George’s book I Me Mine (published in 1980 by Genesis Publications, and in 1982 by W. H. Allen) was dedicated to ‘gardeners everywhere’ and in it he says that he now looks upon himself as a gardener. ‘I’m really quite simple. I don’t want to be in the business full-time, because I’m a gardener. I plant flowers and watch them grow. I don’t go out to clubs and partying. I stay at home and watch the river flow.’
The latter is certainly true, as he lives a private life, but he is not a recluse, as some people have described him. A recluse, of the Howard Hughes variety, implies an eccentric, if not someone tinged with madness, which George is certainly not. He is sensible, well balanced, witty, aware of himself, aware of the world, honest and forthright, kind and generous and idealistic. He can also be grumpy, harsh and unfair and harbour resentment. In many ways, holed up in that Gothic folly, he leads a more ‘ordinary’ life than Paul, in that, unlike Paul, he no longer plays the public part of a rock and roll superstar.

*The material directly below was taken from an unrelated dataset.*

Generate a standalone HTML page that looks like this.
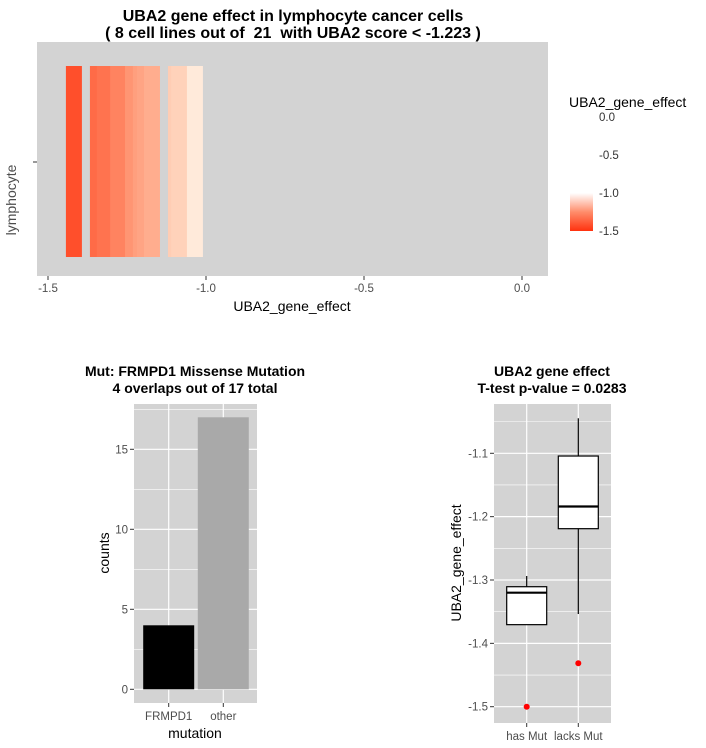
<!DOCTYPE html>
<html><head><meta charset="utf-8"><style>
html,body{margin:0;padding:0;background:#fff;}
svg{display:block;font-family:"Liberation Sans",Arial,sans-serif;}
text{white-space:pre;}
</style></head><body>
<svg id="c" width="706" height="748" viewBox="0 0 706 748" xmlns="http://www.w3.org/2000/svg"></svg>
<script>
// ---- data ----
const tileValues = [-1.418,-1.342,-1.320,-1.278,-1.231,-1.206,-1.193,-1.171,-1.095,-1.085,-1.035];
const topTicks = [-1.5,-1.0,-0.5,0.0];
const topTickLabels = ["-1.5","-1.0","-0.5","0.0"];
const legendTicks = [0.0,-0.5,-1.0,-1.5];
const legendTickLabels = ["0.0","-0.5","-1.0","-1.5"];
const barCategories = ["FRMPD1","other"];
const barCounts = [4,17];
const barTicks = [0,5,10,15];
const barTickLabels = ["0","5","10","15"];
const boxCategories = ["has Mut","lacks Mut"];
const boxLowWhisker = [-1.3705,-1.3537];
const boxQ1 = [-1.3705,-1.219];
const boxMedian = [-1.320,-1.184];
const boxQ3 = [-1.3106,-1.1043];
const boxHighWhisker = [-1.2937,-1.0447];
const boxOutliers = [-1.50,-1.4315];
const boxTicks = [-1.1,-1.2,-1.3,-1.4,-1.5];
const boxTickLabels = ["-1.1","-1.2","-1.3","-1.4","-1.5"];

const svg = document.getElementById('c');
const NS = "http://www.w3.org/2000/svg";
function mk(tag, attrs, parent){
  const e = document.createElementNS(NS, tag);
  for (const k in attrs) e.setAttribute(k, attrs[k]);
  (parent||svg).appendChild(e);
  return e;
}
function txt(s, attrs, parent){ const e = mk('text', attrs, parent); e.textContent = s; return e; }
const AX = '#4d4d4d', TK = '#333';

// ---- colour scale ----
function tileColor(v){
  let t = (-1.0 - v)/0.5; t = Math.max(0, Math.min(1, t));
  const g = Math.round(255 - 205*Math.pow(t,0.85)), b = Math.round(255 - 240*Math.pow(t,0.7));
  return `rgb(255,${g},${b})`;
}

// ---- top panel ----
let g = mk('g', {});


const tx = v => 522 + v*316;
let r = mk('rect', {x:37,y:42,width:511,height:234,fill:'#d3d3d3'}, g);
 
tileValues.forEach((v,i)=>{
  const e = mk('rect', {x:tx(v)-8, y:66, width:16, height:191, fill:tileColor(v)}, g);
  
  
});
topTicks.forEach((v,i)=>{
  mk('line',{x1:tx(v),x2:tx(v),y1:276,y2:280,stroke:TK},g);
  const t = txt(topTickLabels[i],{x:tx(v),y:292,'text-anchor':'middle','font-size':11.5,fill:AX},g);
   
});
mk('line',{x1:33,x2:37,y1:162,y2:162,stroke:TK},g);
txt('UBA2_gene_effect',{x:292,y:311,'text-anchor':'middle','font-size':14,fill:'#000',},g);
txt('lymphocyte',{x:16,y:200,'text-anchor':'middle','font-size':14,fill:AX,transform:'rotate(-90 16 200)',},g);
txt('UBA2 gene effect in lymphocyte cancer cells',{x:293,y:21,'text-anchor':'middle','font-size':16,'font-weight':'bold',},g);
txt('( 8 cell lines out of  21  with UBA2 score < -1.223 )',{x:293,y:38,'text-anchor':'middle','font-size':16,'font-weight':'bold',},g);

// legend
let lg = mk('g',{});
 
const defs = mk('defs',{},lg);
const grad = mk('linearGradient',{id:'lgr',x1:0,y1:0,x2:0,y2:1},defs);
mk('stop',{offset:'0%','stop-color':tileColor(-1.0)},grad);
mk('stop',{offset:'50%','stop-color':tileColor(-1.25)},grad);
mk('stop',{offset:'100%','stop-color':tileColor(-1.5)},grad);
txt('UBA2_gene_effect',{x:569,y:107,'font-size':14,},lg);
const ly = v => 117 + (-v)*76;
mk('rect',{x:570,y:ly(-1.0),width:23,height:ly(-1.5)-ly(-1.0),fill:'url(#lgr)',},lg);
legendTicks.forEach((v,i)=>{
  txt(legendTickLabels[i],{x:599,y:ly(v)+4,'font-size':11.5,fill:TK,},lg);
});

// ---- bar chart ----
let bg = mk('g',{});
 
const by = v => 689.3 - v*16;
const bx = i => 168.7 + i*54.6;
mk('rect',{x:134,y:404,width:123,height:299,fill:'#d3d3d3',},bg);
for (let v=2.5; v<=17.5; v+=5) mk('line',{x1:134,x2:257,y1:by(v),y2:by(v),stroke:'#fff','stroke-width':0.6},bg);
barTicks.forEach((v,i)=>{
  mk('line',{x1:134,x2:257,y1:by(v),y2:by(v),stroke:'#fff','stroke-width':1.2},bg);
  mk('line',{x1:130,x2:134,y1:by(v),y2:by(v),stroke:TK},bg);
  txt(barTickLabels[i],{x:128,y:by(v)+4,'text-anchor':'end','font-size':11.5,fill:AX,},bg);
});
barCategories.forEach((c,i)=>{
  mk('line',{x1:bx(i),x2:bx(i),y1:404,y2:703,stroke:'#fff','stroke-width':1.2},bg);
});
barCategories.forEach((c,i)=>{
  const e = mk('rect',{x:bx(i)-25.5,y:by(barCounts[i]),width:51,height:by(0)-by(barCounts[i]),fill:i==0?'#000':'#a9a9a9'},bg);
  
  
  mk('line',{x1:bx(i),x2:bx(i),y1:703,y2:707,stroke:TK},bg);
  txt(c,{x:bx(i),y:720,'text-anchor':'middle','font-size':11.5,fill:AX,},bg);
});
txt('mutation',{x:195,y:738,'text-anchor':'middle','font-size':14,},bg);
txt('counts',{x:109,y:553,'text-anchor':'middle','font-size':14,transform:'rotate(-90 109 553)',},bg);
txt('Mut: FRMPD1 Missense Mutation',{x:195,y:376,'text-anchor':'middle','font-size':14,'font-weight':'bold',},bg);
txt('4 overlaps out of 17 total',{x:195,y:393,'text-anchor':'middle','font-size':14,'font-weight':'bold',},bg);

// ---- box plot ----
let xg = mk('g',{});
 
const yy = v => 453.3 - (v + 1.1)*633.5;
const xx = i => 526.7 + i*51.6;
mk('rect',{x:494,y:404,width:117,height:319,fill:'#d3d3d3',},xg);
for (let v=-1.05; v>=-1.46; v-=0.1) mk('line',{x1:494,x2:611,y1:yy(v),y2:yy(v),stroke:'#fff','stroke-width':0.6},xg);
boxTicks.forEach((v,i)=>{
  mk('line',{x1:494,x2:611,y1:yy(v),y2:yy(v),stroke:'#fff','stroke-width':1.2},xg);
  mk('line',{x1:490,x2:494,y1:yy(v),y2:yy(v),stroke:TK},xg);
  txt(boxTickLabels[i],{x:488,y:yy(v)+4,'text-anchor':'end','font-size':11.5,fill:AX,},xg);
});
boxCategories.forEach((c,i)=>{
  mk('line',{x1:xx(i),x2:xx(i),y1:404,y2:723,stroke:'#fff','stroke-width':1.2},xg);
});
boxCategories.forEach((c,i)=>{
  const bgp = mk('g',{},xg);
  
  
  mk('line',{x1:xx(i),x2:xx(i),y1:yy(boxHighWhisker[i]),y2:yy(boxQ3[i]),stroke:'#000','stroke-width':1.2},bgp);
  mk('line',{x1:xx(i),x2:xx(i),y1:yy(boxQ1[i]),y2:yy(boxLowWhisker[i]),stroke:'#000','stroke-width':1.2},bgp);
  mk('rect',{x:xx(i)-20,y:yy(boxQ3[i]),width:40,height:yy(boxQ1[i])-yy(boxQ3[i]),fill:'#fff',stroke:'#000','stroke-width':1.2},bgp);
  mk('line',{x1:xx(i)-20,x2:xx(i)+20,y1:yy(boxMedian[i]),y2:yy(boxMedian[i]),stroke:'#000','stroke-width':2.2},bgp);
  const o = mk('circle',{cx:xx(i),cy:yy(boxOutliers[i]),r:3,fill:'#ff0000'},xg);
  
  
  mk('line',{x1:xx(i),x2:xx(i),y1:723,y2:727,stroke:TK},xg);
  txt(c,{x:xx(i),y:740,'text-anchor':'middle','font-size':11.5,fill:AX,},xg);
});
txt('UBA2_gene_effect',{x:461,y:563,'text-anchor':'middle','font-size':14,transform:'rotate(-90 461 563)',},xg);
txt('UBA2 gene effect',{x:552,y:376,'text-anchor':'middle','font-size':14,'font-weight':'bold',},xg);
txt('T-test p-value = 0.0283',{x:552,y:393,'text-anchor':'middle','font-size':14,'font-weight':'bold',},xg);
</script>
</body></html>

He keeps out of the limelight because he knows, only too well, that the lime wants to alight on his old Beatle days, a subject he hates talking about. Even at the time, back in the late 1960s, writing my book, I found it hard to get George to talk about being a Beatle. It was a shame, as he has the best memory of the four and saw things very clearly.
With John, I often felt that his rubbishing of his Beatle days was partly for effect, to be contrary, to be provocative, and also to cover up his own guilt. Given the right interviewer, and the right atmosphere, John could always be talked into going over it all, once again. Paul will very easily talk about the past. But George was always matter-of-fact, quick and dismissive. Fifteen years later, he has many more engrossing topics to concern himself with. No outsider has trapped George, in the last 15 years, into talking properly about his Beatle days, either for or against them. It is only in passing, in brief conversations, or quick asides, that he will mention them.